**Dataset excerpt:**
######

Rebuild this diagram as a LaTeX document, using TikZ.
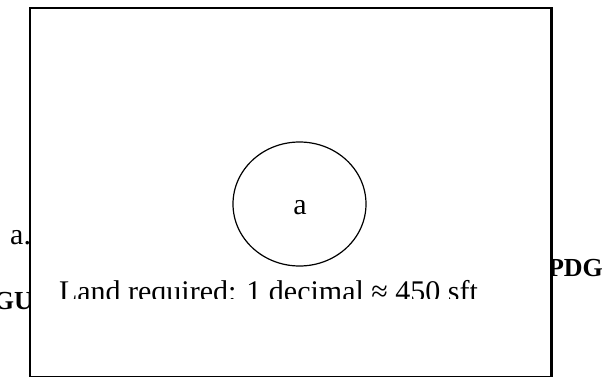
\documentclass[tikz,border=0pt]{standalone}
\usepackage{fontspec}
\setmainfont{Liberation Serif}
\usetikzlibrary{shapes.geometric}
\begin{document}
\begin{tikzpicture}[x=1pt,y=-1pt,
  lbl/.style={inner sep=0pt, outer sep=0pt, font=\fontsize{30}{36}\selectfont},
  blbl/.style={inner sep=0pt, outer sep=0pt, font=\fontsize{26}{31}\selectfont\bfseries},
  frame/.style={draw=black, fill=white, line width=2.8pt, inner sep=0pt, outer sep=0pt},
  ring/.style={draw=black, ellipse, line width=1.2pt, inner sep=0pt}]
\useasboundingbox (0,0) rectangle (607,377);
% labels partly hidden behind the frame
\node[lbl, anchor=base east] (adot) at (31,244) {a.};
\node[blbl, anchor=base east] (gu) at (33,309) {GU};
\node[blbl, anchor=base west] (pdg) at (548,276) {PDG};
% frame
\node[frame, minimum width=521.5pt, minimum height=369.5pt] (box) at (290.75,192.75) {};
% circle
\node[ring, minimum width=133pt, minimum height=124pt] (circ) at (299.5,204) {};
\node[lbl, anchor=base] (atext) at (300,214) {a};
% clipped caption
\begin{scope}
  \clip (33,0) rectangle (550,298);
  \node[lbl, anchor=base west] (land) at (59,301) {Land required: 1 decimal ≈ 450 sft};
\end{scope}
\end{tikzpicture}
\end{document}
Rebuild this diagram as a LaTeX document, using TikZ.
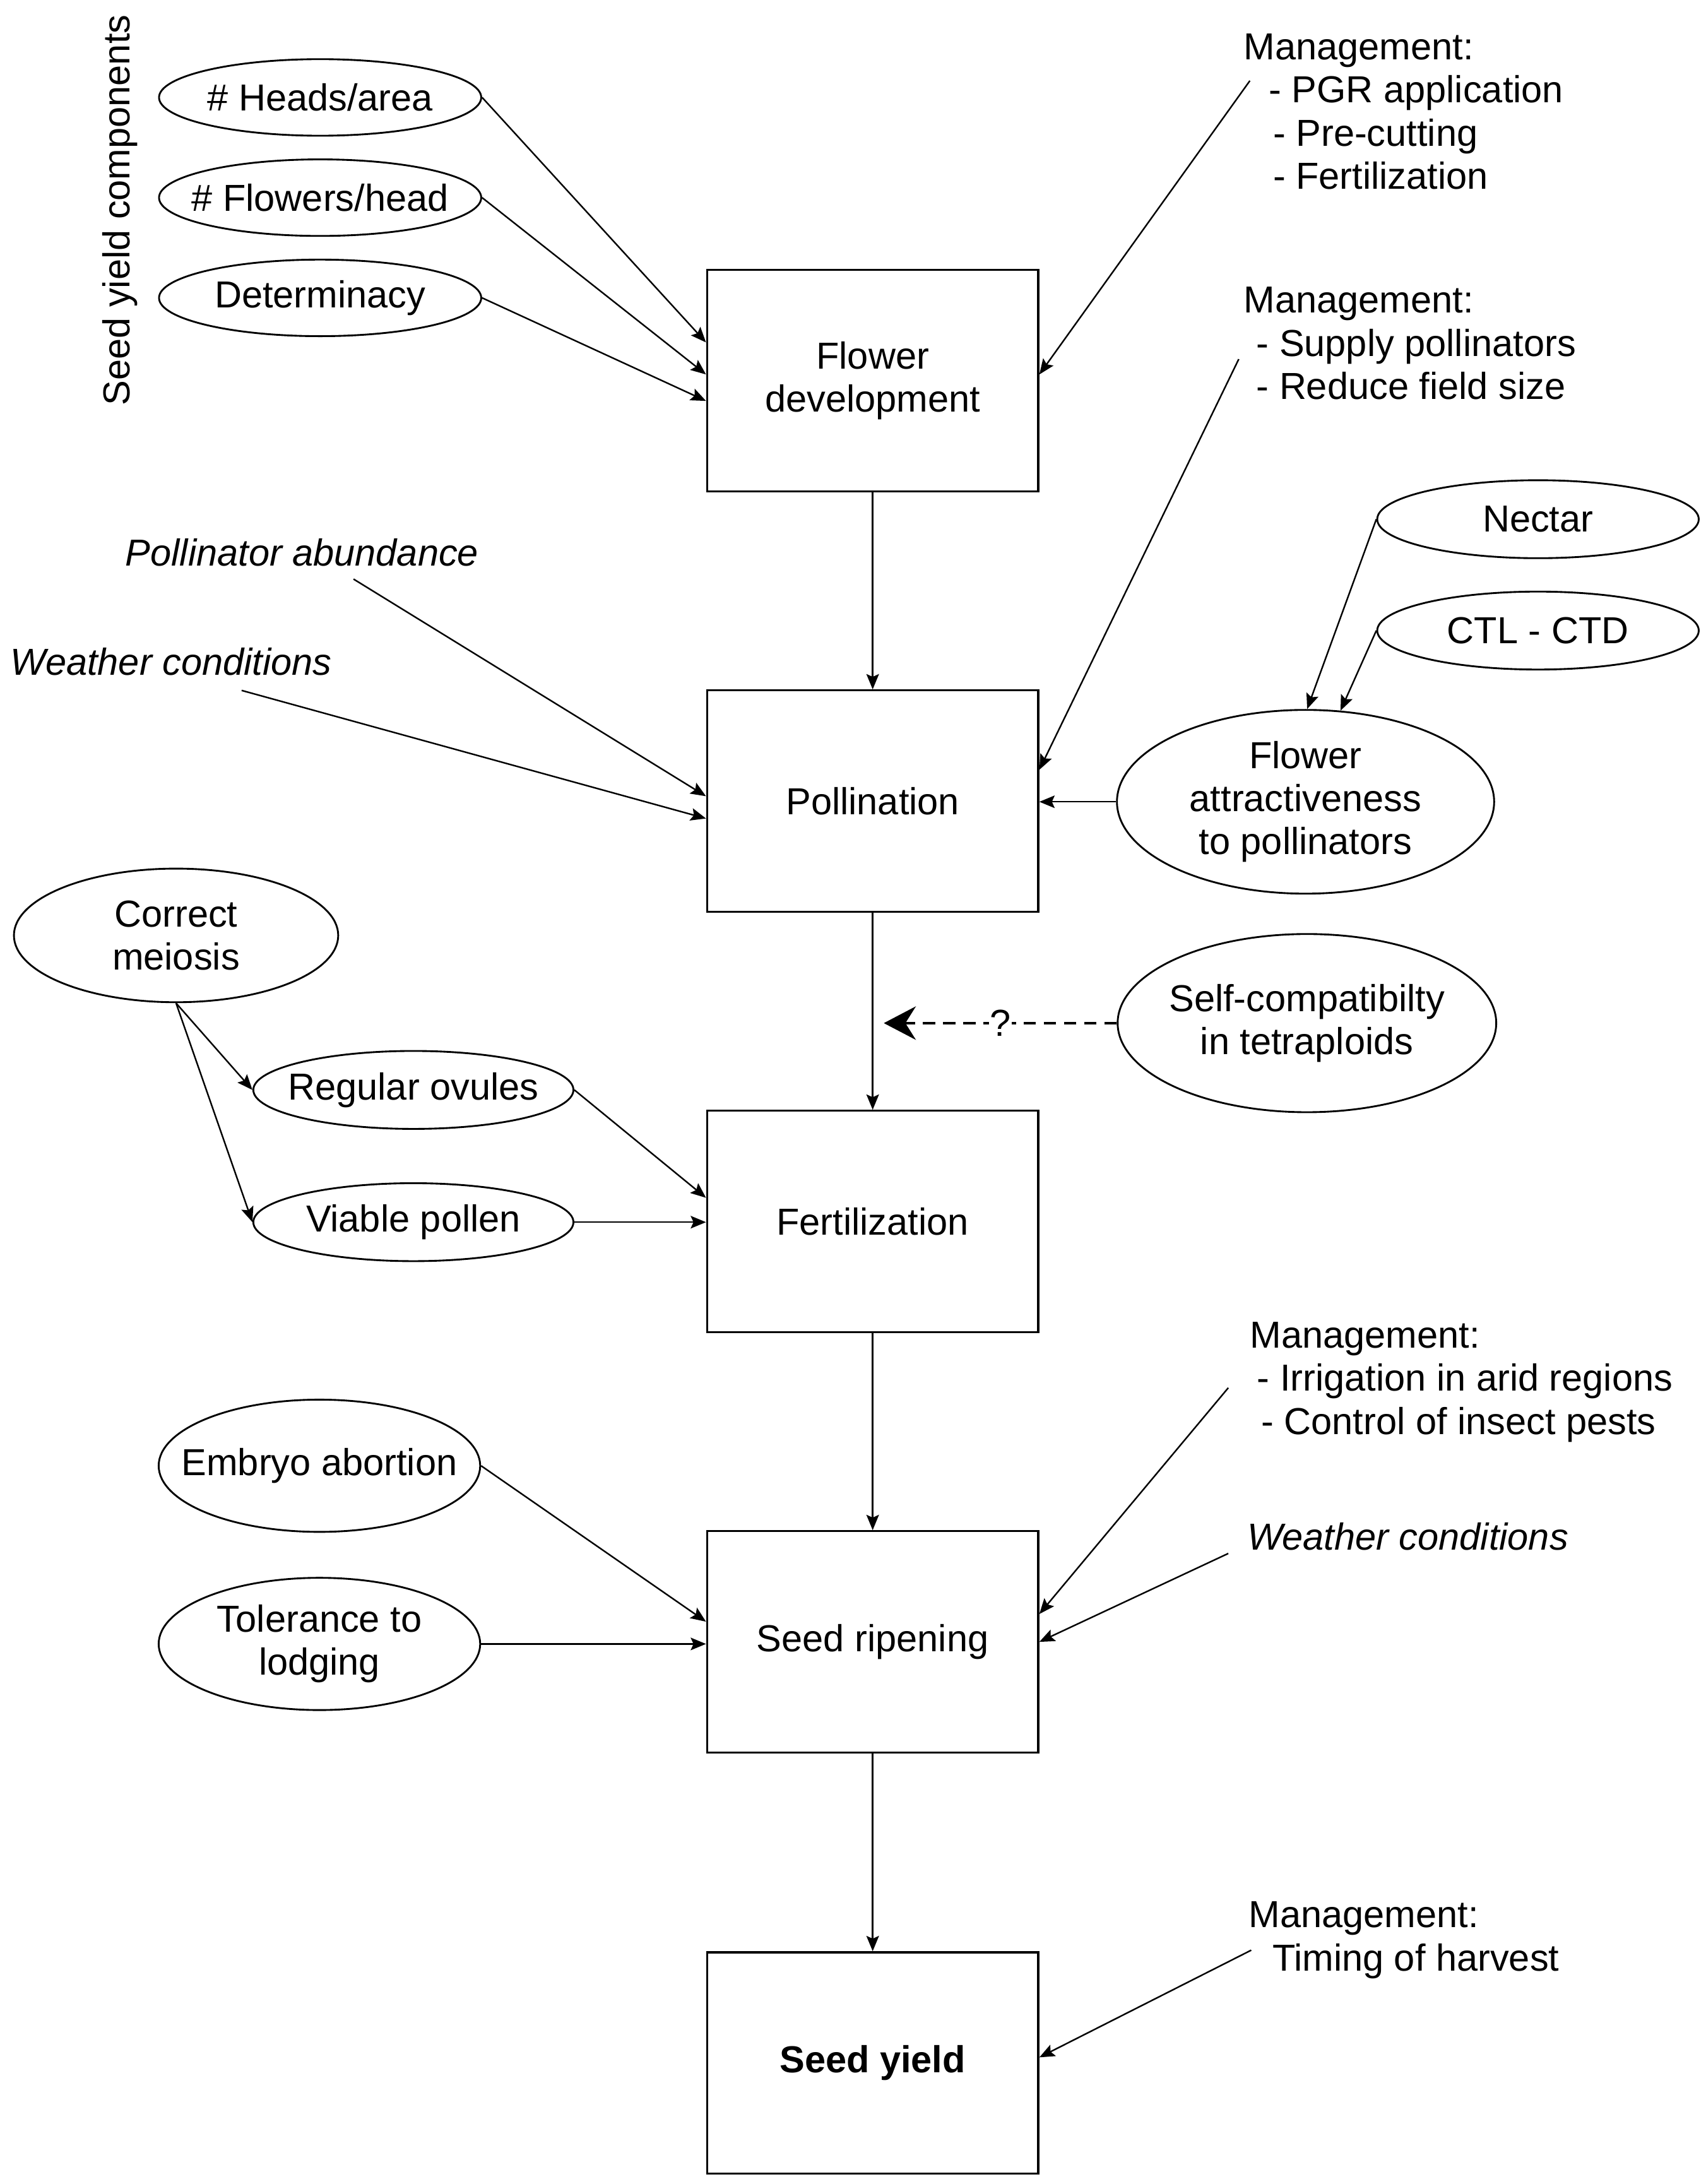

######

**TASK DESCRIPTION:** Every entry above should be duplicated exactly. Do not include the images.

**WRITTEN REPLY:**
Rebuild this diagram as a LaTeX document, using TikZ.
\documentclass[tikz,border=0pt]{standalone}
\usepackage{fontspec}
\setmainfont{Liberation Serif}
\usetikzlibrary{shapes.geometric}
\begin{document}
\begin{tikzpicture}[x=1pt,y=-1pt,
  lbl/.style={inner sep=0pt, outer sep=0pt, font=\fontsize{30}{36}\selectfont},
  blbl/.style={inner sep=0pt, outer sep=0pt, font=\fontsize{26}{31}\selectfont\bfseries},
  frame/.style={draw=black, fill=white, line width=2.8pt, inner sep=0pt, outer sep=0pt},
  ring/.style={draw=black, ellipse, line width=1.2pt, inner sep=0pt}]
\useasboundingbox (0,0) rectangle (607,377);
% labels partly hidden behind the frame
\node[lbl, anchor=base east] (adot) at (31,244) {a.};
\node[blbl, anchor=base east] (gu) at (33,309) {GU};
\node[blbl, anchor=base west] (pdg) at (548,276) {PDG};
% frame
\node[frame, minimum width=521.5pt, minimum height=369.5pt] (box) at (290.75,192.75) {};
% circle
\node[ring, minimum width=133pt, minimum height=124pt] (circ) at (299.5,204) {};
\node[lbl, anchor=base] (atext) at (300,214) {a};
% clipped caption
\begin{scope}
  \clip (33,0) rectangle (550,298);
  \node[lbl, anchor=base west] (land) at (59,301) {Land required: 1 decimal ≈ 450 sft};
\end{scope}
\end{tikzpicture}
\end{document}
Rebuild this diagram as a LaTeX document, using TikZ.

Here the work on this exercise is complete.